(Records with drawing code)
::::::::

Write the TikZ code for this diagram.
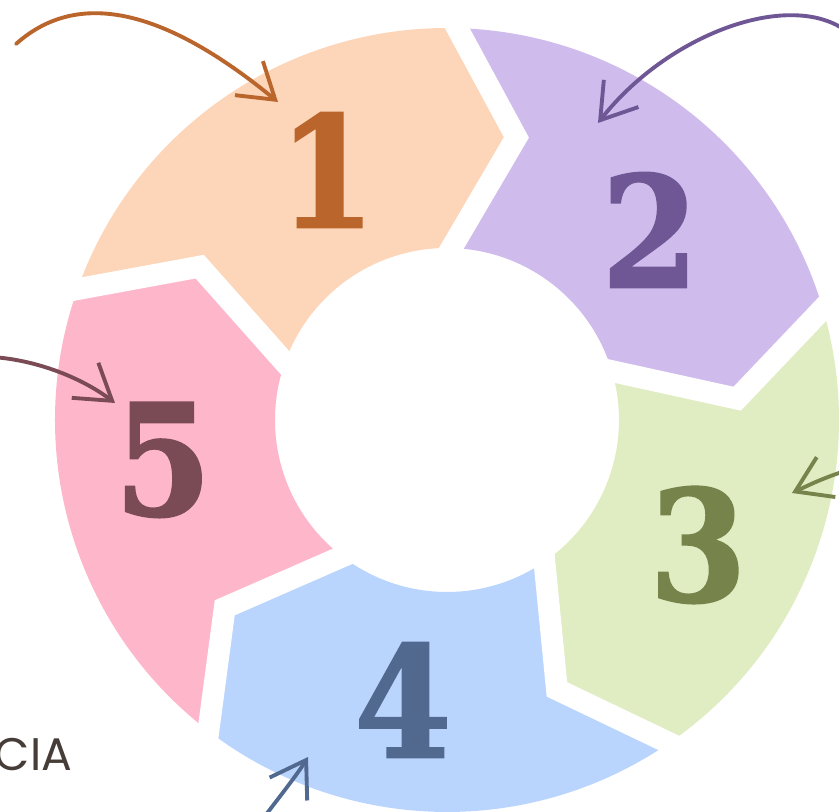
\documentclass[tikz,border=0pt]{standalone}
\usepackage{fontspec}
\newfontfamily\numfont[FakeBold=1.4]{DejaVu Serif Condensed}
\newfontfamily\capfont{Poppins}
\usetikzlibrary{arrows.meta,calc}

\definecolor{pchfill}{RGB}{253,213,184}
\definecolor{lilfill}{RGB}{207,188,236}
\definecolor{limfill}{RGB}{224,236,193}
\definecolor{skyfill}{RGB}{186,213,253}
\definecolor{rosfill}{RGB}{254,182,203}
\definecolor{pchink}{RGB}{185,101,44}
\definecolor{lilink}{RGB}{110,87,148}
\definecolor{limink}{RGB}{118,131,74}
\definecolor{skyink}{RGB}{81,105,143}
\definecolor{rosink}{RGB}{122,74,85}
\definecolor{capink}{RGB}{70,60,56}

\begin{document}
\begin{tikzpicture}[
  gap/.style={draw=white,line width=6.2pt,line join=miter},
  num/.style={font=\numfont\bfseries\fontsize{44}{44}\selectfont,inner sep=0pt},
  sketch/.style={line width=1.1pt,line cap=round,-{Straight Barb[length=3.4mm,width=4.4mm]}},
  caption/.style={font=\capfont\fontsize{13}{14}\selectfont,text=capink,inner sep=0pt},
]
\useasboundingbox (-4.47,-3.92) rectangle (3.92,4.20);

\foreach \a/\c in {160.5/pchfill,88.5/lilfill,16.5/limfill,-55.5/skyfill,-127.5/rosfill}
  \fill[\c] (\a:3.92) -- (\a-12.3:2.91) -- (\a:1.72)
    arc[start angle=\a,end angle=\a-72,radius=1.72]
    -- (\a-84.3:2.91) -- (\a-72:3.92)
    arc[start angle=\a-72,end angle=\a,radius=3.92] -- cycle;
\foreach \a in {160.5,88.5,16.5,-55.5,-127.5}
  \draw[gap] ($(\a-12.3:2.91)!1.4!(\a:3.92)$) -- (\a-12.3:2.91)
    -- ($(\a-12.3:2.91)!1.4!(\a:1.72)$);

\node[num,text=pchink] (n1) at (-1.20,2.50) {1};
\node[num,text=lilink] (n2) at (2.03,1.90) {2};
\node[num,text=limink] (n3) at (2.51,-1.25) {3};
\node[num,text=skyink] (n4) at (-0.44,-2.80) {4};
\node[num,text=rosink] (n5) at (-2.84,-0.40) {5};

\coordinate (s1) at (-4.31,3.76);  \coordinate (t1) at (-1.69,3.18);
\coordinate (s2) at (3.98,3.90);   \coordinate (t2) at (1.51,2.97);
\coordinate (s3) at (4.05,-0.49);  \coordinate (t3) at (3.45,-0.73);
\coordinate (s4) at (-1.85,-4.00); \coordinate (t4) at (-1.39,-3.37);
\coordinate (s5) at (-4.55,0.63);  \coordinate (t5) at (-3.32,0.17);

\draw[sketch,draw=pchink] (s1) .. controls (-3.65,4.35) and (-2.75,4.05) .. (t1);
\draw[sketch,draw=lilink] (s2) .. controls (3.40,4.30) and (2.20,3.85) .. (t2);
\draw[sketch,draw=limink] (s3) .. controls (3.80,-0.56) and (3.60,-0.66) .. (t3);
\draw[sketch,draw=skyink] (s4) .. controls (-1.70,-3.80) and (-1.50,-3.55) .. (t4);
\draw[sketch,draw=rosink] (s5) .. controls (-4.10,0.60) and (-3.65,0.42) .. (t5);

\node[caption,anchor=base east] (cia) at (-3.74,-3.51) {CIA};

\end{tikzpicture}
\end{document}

::::::::

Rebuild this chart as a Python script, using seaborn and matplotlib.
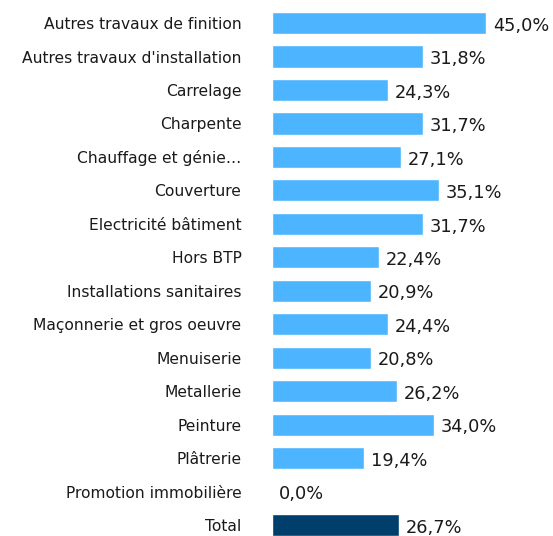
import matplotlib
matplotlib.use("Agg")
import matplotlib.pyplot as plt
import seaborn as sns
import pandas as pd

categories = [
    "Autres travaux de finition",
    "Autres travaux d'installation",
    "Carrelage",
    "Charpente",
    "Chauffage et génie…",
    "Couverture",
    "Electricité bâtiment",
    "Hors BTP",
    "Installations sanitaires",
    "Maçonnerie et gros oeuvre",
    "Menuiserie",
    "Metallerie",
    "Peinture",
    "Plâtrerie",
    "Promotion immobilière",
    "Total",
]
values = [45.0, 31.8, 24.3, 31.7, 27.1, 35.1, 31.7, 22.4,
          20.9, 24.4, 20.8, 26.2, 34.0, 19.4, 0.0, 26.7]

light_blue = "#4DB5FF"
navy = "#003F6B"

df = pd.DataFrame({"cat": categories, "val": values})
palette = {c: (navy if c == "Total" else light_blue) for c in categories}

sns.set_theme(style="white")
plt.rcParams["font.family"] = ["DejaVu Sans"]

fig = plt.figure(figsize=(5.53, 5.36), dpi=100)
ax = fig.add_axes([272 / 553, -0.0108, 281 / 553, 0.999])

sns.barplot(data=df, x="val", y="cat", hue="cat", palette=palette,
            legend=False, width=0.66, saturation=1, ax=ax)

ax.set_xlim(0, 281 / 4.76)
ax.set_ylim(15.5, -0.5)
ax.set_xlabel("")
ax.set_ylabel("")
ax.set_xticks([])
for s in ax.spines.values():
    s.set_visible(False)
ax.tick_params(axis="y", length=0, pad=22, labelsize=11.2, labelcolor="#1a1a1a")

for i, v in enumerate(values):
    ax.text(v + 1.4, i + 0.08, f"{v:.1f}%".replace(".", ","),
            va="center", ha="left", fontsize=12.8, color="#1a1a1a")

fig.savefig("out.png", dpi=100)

::::::::

# What to do
Look above for the line containing "Rebuild this chart", then write out every line from there down to the line containing "import pandas as pd", that line included, with no pictures.

# Final result
Rebuild this chart as a Python script, using seaborn and matplotlib.
import matplotlib
matplotlib.use("Agg")
import matplotlib.pyplot as plt
import seaborn as sns
import pandas as pd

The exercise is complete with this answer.